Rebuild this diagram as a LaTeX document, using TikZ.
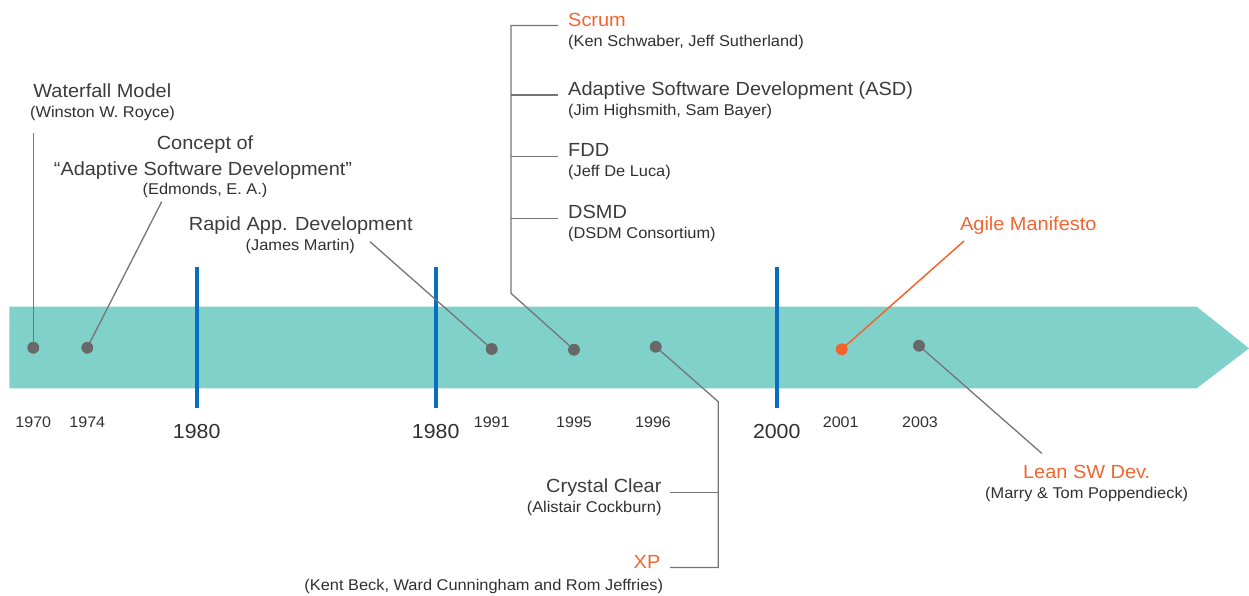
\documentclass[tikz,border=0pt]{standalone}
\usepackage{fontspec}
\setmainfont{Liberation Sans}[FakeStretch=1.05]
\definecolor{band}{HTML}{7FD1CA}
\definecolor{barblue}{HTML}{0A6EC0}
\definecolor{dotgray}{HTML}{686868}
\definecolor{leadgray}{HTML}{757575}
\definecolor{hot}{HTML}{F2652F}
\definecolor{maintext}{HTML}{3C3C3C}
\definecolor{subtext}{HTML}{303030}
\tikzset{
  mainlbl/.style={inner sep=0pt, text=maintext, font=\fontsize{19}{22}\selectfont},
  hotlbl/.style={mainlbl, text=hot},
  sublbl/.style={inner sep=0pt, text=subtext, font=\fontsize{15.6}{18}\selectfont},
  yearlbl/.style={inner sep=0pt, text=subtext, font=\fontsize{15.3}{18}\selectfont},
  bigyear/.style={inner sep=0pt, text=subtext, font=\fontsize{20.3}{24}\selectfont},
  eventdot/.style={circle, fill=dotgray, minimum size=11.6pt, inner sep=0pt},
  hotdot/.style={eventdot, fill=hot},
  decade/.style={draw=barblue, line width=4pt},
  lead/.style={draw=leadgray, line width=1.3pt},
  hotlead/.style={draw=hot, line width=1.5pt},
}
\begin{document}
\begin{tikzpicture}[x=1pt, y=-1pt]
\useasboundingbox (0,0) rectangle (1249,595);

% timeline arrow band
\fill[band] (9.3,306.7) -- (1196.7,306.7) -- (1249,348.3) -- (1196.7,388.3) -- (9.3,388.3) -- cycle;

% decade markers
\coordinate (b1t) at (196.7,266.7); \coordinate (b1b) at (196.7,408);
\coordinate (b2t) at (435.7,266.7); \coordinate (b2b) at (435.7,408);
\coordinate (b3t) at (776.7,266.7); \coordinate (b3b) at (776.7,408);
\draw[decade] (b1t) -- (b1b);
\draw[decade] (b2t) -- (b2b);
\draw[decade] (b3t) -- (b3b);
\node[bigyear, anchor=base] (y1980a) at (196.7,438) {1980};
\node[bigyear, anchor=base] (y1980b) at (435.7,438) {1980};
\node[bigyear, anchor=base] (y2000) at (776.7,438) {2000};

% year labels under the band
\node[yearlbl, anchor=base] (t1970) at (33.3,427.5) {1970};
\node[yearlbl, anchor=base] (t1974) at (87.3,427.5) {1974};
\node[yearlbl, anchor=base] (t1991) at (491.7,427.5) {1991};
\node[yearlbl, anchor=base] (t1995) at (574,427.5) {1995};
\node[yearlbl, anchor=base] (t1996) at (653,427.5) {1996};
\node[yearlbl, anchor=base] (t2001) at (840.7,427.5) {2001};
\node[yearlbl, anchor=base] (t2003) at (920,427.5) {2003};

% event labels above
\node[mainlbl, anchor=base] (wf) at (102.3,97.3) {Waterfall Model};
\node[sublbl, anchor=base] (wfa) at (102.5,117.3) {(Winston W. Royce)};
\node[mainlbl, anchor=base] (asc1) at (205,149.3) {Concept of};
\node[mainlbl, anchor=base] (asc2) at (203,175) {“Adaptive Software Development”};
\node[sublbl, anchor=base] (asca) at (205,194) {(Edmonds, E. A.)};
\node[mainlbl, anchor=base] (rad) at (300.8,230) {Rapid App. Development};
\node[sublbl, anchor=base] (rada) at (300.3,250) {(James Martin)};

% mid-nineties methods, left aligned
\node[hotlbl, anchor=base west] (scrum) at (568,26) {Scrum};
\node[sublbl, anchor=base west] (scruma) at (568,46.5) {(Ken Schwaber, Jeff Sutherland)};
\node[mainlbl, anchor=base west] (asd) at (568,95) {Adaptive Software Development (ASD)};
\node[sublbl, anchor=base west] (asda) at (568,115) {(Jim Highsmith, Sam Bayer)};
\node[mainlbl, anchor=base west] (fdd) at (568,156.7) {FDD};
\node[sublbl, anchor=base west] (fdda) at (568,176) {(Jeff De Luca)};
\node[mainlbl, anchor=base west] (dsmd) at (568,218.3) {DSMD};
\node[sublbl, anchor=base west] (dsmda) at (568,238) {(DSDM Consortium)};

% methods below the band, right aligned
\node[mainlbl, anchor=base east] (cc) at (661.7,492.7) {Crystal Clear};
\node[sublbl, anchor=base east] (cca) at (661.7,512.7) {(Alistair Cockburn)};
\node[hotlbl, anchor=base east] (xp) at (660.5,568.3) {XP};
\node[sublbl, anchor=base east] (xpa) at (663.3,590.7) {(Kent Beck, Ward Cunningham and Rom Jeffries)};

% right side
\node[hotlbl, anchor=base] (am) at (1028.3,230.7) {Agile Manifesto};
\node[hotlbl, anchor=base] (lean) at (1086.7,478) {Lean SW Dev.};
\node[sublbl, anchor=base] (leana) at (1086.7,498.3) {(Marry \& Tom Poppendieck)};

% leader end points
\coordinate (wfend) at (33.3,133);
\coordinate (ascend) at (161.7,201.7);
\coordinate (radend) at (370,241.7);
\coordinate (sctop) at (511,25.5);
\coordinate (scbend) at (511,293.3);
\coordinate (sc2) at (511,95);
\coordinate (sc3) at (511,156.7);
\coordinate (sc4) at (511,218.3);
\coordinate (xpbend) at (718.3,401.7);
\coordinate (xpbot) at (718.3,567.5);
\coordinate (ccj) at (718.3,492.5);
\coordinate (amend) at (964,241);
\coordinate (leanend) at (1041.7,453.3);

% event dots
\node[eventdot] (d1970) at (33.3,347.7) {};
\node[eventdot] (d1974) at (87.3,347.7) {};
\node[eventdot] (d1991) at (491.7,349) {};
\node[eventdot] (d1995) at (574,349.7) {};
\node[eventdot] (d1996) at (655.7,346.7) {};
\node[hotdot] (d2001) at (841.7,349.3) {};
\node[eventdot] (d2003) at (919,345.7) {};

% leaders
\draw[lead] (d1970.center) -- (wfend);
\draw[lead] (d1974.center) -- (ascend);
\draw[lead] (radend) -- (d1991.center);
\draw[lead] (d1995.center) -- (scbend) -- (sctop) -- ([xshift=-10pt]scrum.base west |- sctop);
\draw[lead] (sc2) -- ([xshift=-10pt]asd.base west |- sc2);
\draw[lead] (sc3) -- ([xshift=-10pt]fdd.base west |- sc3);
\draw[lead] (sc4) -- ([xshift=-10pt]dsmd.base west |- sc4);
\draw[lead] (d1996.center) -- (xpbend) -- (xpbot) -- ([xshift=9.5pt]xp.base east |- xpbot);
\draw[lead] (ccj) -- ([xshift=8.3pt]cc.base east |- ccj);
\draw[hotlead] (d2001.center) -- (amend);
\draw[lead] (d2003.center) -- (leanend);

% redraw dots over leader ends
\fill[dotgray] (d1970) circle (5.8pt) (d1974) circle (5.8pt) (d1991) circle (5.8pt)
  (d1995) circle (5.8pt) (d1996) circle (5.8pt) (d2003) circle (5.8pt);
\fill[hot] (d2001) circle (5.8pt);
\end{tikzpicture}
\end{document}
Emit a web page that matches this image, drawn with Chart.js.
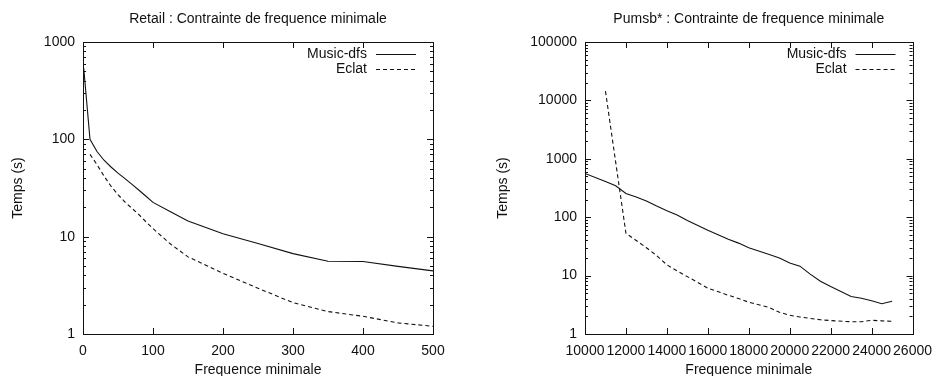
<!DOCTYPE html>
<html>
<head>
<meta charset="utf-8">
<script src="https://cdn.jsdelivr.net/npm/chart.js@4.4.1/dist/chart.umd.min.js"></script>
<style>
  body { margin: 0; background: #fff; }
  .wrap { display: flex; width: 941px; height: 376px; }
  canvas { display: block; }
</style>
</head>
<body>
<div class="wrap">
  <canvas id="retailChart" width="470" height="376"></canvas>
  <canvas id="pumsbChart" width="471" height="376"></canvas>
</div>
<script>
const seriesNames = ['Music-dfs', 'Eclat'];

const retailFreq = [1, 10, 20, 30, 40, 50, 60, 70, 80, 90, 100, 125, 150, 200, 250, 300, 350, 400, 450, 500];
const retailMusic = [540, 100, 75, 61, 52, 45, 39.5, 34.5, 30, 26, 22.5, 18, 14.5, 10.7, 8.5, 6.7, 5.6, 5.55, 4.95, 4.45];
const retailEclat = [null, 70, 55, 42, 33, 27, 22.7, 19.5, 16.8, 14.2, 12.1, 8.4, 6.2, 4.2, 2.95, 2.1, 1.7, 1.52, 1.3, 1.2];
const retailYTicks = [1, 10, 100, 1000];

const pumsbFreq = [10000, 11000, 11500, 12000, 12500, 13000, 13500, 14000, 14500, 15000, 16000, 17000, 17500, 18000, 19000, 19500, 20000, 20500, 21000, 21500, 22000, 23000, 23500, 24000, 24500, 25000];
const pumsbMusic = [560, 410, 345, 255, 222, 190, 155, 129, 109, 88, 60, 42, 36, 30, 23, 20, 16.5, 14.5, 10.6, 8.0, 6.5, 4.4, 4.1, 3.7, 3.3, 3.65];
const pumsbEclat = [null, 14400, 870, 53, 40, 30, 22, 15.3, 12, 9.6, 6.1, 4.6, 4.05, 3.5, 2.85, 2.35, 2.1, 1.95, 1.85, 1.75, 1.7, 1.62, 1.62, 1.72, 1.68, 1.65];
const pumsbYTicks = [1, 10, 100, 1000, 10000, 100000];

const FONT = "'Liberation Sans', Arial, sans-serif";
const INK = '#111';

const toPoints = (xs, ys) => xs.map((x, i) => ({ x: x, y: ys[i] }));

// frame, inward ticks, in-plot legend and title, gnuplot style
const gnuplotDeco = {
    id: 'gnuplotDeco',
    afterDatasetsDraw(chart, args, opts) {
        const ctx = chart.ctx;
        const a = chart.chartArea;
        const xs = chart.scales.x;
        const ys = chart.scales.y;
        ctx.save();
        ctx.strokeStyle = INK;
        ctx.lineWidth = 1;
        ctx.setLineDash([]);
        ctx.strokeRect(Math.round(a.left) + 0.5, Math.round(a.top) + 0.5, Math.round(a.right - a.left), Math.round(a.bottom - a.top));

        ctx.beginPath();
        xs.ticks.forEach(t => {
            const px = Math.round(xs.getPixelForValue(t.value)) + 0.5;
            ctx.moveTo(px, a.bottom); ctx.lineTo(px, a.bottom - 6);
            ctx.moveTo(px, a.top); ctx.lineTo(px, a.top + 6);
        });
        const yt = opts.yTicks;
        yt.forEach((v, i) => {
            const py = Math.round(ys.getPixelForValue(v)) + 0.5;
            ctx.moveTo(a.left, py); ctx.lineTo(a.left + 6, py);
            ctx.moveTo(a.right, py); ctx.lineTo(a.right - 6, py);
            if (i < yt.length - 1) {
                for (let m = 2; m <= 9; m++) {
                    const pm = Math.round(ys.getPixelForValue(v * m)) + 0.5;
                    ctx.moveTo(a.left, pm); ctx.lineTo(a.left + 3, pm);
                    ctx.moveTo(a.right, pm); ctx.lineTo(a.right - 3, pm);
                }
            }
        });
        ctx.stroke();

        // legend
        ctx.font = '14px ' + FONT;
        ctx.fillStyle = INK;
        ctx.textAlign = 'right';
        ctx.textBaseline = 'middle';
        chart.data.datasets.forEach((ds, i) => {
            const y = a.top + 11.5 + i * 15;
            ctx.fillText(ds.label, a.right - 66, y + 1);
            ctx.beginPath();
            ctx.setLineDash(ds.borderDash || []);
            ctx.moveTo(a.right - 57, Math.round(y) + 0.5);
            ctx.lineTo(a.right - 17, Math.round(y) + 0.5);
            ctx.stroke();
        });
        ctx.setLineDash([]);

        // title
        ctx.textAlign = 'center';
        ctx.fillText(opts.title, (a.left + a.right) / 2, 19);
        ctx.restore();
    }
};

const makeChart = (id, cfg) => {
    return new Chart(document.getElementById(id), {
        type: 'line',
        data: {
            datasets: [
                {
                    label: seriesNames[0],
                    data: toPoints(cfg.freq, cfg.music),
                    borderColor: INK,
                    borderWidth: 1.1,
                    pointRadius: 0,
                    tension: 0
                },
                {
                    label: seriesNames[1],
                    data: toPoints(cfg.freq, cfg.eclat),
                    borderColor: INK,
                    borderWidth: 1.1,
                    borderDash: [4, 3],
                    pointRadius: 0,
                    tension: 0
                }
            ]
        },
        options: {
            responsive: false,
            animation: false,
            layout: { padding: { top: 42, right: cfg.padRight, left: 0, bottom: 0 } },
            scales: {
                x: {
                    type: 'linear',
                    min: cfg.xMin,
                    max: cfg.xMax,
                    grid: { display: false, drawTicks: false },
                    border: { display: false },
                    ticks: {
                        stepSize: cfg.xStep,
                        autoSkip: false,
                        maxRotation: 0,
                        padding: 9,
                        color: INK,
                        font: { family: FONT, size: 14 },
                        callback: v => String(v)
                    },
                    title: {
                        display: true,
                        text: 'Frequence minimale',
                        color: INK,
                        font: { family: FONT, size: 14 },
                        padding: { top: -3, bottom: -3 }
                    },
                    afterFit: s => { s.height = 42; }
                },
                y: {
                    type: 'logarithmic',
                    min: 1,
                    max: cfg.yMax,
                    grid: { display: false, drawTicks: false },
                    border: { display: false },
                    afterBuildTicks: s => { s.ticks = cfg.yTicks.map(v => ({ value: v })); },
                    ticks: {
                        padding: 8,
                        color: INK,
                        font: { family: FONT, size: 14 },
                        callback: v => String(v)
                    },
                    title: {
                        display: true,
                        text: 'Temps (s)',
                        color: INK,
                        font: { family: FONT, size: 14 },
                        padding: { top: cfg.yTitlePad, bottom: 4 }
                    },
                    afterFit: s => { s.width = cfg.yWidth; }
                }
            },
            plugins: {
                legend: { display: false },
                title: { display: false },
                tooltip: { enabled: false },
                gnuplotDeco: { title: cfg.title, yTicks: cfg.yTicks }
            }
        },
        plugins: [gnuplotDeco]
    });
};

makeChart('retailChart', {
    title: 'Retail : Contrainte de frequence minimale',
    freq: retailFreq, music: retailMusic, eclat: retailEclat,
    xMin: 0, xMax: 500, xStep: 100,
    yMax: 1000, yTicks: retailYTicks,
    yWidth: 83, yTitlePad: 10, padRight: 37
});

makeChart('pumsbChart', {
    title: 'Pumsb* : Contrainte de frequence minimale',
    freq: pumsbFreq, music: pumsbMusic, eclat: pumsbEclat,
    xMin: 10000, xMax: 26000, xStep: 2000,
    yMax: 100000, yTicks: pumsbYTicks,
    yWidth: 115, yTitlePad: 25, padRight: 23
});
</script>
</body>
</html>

» Problem statement
Leave out the pictures and give again exactly the lines from the one with "Emit a web page" through the one with "const retailYTicks = [1, 10, 100, 1000];", and no others.

» Task response
Emit a web page that matches this image, drawn with Chart.js.
<!DOCTYPE html>
<html>
<head>
<meta charset="utf-8">
<script src="https://cdn.jsdelivr.net/npm/chart.js@4.4.1/dist/chart.umd.min.js"></script>
<style>
  body { margin: 0; background: #fff; }
  .wrap { display: flex; width: 941px; height: 376px; }
  canvas { display: block; }
</style>
</head>
<body>
<div class="wrap">
  <canvas id="retailChart" width="470" height="376"></canvas>
  <canvas id="pumsbChart" width="471" height="376"></canvas>
</div>
<script>
const seriesNames = ['Music-dfs', 'Eclat'];

const retailFreq = [1, 10, 20, 30, 40, 50, 60, 70, 80, 90, 100, 125, 150, 200, 250, 300, 350, 400, 450, 500];
const retailMusic = [540, 100, 75, 61, 52, 45, 39.5, 34.5, 30, 26, 22.5, 18, 14.5, 10.7, 8.5, 6.7, 5.6, 5.55, 4.95, 4.45];
const retailEclat = [null, 70, 55, 42, 33, 27, 22.7, 19.5, 16.8, 14.2, 12.1, 8.4, 6.2, 4.2, 2.95, 2.1, 1.7, 1.52, 1.3, 1.2];
const retailYTicks = [1, 10, 100, 1000];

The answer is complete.